Washington (CNN) -- The director of U.S. national intelligence said the government has the right to kill Americans abroad if they present a direct threat to U.S. security.
The admission from Dennis Blair came Wednesday at a House Intelligence Committee hearing on the annual threat assessment.
"We take direct action against terrorists in the intelligence community," Blair told lawmakers at the hearing. "If that direct action -- we think that direct action will involve killing an American, we get specific permission to do that."
Blair said the reason he made the admission was to reassure Americans.
"We're not careless about endangering American lives as we try to carry out the policies to protect most of the country," he said.
Blair went on to say the United States does not target Americans for taking part in free speech, but rather will target them if they threaten other Americans or the United States.
Topping the list of such Americans may be Anwar al-Awlaki, currently living in Yemen. Privately, many administration officials said he is one of the next American citizens abroad with whom the U.S. intelligence community wants to deal.
Al-Awlaki is a fugitive American-born preacher whom a U.S. counterterrorism official described as a "key associate of al Qaeda in the Arabian Peninsula's top leaders and one of their go-to men for external plotting."
Another American security official told CNN that U.S. authorities want al-Awlaki for questioning but denied there is an explicit order to "take him out."
U.S. security sources said last month they had concrete and independent confirmation that al-Awlaki had met with Umar Farouk AbdulMutallab, the Nigerian accused in the failed Christmas Day bomb plot aboard a plane heading to Detroit, Michigan.

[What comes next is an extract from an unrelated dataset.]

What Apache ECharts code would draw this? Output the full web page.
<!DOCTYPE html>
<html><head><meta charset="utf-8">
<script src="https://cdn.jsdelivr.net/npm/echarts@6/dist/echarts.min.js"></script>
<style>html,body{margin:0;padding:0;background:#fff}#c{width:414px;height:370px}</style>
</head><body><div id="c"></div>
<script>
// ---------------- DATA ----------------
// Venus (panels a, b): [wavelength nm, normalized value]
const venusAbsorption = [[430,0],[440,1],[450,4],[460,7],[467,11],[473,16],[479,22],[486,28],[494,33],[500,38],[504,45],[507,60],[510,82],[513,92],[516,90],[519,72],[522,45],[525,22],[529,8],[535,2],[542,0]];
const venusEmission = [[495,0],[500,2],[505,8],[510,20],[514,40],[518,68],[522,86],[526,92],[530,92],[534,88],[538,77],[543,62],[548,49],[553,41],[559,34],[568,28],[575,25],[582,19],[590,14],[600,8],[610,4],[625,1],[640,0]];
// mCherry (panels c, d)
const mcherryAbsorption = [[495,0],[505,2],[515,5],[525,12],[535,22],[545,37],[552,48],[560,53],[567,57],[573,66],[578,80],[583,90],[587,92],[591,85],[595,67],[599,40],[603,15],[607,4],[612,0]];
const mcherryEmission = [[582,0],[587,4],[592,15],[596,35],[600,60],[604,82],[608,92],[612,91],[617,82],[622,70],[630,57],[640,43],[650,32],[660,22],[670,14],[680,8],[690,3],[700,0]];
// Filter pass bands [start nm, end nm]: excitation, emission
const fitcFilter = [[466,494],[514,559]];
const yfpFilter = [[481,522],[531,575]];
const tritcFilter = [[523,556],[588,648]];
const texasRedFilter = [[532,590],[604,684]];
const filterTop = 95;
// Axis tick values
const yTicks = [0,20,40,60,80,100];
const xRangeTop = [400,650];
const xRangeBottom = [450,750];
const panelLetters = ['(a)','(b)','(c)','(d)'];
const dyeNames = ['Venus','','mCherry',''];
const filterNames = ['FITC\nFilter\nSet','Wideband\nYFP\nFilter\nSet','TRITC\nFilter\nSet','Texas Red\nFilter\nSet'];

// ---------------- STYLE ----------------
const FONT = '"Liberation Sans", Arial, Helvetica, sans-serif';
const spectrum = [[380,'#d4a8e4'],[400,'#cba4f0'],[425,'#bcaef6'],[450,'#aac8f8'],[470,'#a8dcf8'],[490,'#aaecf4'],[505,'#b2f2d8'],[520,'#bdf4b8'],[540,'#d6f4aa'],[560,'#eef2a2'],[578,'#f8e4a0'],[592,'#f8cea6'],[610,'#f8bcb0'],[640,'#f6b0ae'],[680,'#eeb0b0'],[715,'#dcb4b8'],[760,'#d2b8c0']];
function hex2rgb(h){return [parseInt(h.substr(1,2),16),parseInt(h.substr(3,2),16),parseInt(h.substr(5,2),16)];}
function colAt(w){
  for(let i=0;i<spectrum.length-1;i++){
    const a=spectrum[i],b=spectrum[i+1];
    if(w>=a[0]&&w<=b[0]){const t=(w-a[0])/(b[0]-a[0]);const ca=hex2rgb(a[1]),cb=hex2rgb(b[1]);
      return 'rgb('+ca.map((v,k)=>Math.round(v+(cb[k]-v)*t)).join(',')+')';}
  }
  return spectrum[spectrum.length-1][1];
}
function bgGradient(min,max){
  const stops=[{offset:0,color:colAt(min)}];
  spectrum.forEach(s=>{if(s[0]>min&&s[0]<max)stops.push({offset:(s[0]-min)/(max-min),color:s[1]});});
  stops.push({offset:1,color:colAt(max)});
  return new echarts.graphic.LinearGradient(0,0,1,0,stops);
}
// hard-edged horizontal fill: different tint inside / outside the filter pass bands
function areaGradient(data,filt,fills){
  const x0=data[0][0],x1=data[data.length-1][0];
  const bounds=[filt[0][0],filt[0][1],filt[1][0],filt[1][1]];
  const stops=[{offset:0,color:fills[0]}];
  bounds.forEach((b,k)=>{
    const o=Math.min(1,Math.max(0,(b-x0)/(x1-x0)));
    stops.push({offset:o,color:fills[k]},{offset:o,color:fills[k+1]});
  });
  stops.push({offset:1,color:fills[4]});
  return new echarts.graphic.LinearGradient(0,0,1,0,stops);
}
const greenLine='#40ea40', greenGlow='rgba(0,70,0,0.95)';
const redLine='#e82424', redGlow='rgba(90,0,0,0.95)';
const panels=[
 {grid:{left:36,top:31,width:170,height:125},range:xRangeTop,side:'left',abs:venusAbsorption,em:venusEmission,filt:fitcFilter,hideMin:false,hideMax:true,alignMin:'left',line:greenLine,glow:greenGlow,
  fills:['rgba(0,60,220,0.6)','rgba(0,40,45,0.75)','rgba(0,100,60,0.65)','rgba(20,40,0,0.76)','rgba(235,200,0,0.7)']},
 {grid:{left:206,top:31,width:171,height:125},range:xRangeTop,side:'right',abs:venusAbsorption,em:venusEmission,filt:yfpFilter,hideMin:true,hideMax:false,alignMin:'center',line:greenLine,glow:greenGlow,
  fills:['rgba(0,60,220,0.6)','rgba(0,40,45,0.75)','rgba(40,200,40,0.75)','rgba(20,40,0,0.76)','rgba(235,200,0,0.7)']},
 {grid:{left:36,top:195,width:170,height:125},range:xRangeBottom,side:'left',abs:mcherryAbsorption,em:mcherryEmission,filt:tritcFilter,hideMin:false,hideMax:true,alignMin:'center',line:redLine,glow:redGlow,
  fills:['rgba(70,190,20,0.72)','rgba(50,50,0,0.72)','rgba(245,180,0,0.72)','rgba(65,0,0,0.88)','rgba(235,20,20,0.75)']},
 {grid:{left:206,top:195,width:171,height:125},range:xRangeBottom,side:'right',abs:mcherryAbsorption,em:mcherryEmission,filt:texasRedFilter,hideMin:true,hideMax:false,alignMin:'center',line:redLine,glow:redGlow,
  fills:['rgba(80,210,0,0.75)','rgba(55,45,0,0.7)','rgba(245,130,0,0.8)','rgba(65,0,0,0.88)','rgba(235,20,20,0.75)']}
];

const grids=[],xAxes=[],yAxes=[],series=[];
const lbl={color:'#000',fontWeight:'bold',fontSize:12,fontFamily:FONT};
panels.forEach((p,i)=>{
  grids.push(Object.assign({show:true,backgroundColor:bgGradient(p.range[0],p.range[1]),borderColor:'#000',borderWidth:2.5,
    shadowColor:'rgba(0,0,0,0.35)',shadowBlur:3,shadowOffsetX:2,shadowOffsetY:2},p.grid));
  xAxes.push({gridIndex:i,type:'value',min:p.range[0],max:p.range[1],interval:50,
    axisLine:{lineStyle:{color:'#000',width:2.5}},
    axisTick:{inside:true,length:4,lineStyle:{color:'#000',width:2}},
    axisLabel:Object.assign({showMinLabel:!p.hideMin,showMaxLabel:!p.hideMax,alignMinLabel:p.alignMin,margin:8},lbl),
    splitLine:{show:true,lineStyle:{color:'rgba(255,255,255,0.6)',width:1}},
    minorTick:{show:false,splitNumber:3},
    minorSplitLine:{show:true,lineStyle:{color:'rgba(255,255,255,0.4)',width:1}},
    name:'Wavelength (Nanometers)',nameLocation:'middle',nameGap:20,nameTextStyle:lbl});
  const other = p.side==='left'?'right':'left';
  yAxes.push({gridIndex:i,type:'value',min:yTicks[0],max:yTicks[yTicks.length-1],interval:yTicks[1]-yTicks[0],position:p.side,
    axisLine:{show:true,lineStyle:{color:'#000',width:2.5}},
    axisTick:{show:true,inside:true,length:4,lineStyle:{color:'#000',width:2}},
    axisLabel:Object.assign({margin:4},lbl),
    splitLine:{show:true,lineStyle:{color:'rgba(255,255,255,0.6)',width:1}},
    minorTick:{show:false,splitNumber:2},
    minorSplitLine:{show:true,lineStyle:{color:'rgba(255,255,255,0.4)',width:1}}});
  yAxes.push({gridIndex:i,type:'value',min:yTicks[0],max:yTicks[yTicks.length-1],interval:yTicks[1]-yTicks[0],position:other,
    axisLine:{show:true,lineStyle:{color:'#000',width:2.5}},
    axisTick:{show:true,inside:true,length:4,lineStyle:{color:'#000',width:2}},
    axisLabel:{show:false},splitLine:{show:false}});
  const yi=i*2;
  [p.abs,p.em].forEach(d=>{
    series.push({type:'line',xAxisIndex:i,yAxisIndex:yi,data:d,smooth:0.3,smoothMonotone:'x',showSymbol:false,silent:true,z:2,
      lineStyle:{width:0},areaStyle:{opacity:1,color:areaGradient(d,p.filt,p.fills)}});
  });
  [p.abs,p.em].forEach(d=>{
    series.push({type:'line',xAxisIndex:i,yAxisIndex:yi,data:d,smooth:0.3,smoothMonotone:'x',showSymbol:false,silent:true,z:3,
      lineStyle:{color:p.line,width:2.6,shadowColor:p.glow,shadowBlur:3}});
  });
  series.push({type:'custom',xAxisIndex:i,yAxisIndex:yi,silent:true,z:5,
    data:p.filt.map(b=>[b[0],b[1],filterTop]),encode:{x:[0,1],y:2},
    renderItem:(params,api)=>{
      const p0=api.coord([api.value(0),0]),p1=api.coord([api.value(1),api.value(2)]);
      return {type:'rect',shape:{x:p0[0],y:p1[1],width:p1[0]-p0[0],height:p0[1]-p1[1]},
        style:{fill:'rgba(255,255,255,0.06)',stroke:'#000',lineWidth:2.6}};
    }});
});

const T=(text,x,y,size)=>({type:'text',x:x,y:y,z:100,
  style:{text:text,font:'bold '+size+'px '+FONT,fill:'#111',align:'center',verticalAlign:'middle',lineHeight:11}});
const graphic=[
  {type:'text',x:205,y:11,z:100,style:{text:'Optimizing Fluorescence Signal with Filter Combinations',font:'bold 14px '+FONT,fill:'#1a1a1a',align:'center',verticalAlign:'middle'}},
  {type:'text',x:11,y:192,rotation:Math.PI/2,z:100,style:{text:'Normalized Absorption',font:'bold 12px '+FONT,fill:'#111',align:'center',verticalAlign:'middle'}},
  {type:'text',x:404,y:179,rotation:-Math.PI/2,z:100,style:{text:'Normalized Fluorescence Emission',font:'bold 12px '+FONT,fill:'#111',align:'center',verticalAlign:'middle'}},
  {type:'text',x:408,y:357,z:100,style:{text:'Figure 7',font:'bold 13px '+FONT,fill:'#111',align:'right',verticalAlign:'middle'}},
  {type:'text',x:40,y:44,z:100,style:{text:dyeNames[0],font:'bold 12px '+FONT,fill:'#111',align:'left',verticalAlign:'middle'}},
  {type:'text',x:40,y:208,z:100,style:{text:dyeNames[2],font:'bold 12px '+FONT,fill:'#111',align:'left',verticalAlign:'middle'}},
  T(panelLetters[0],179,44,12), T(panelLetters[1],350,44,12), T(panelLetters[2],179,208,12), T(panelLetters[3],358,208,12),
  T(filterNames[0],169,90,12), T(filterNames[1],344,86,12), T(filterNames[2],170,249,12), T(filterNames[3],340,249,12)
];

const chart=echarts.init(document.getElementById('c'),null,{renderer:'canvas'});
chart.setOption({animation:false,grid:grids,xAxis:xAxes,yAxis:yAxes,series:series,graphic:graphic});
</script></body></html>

Al-Awlaki has confirmed his contact with U.S. Army Maj. Nidal Hasan, the man accused of shooting and killing 13 people in November at Fort Hood, Texas.
If the United States were to take action against American, it would be a decision based on intelligence information that a citizen is posing a threat and must be dealt with, according to Blair.
The United States often uses drones to target terrorist suspects, and the special forces have a covert capability to deal with such situations.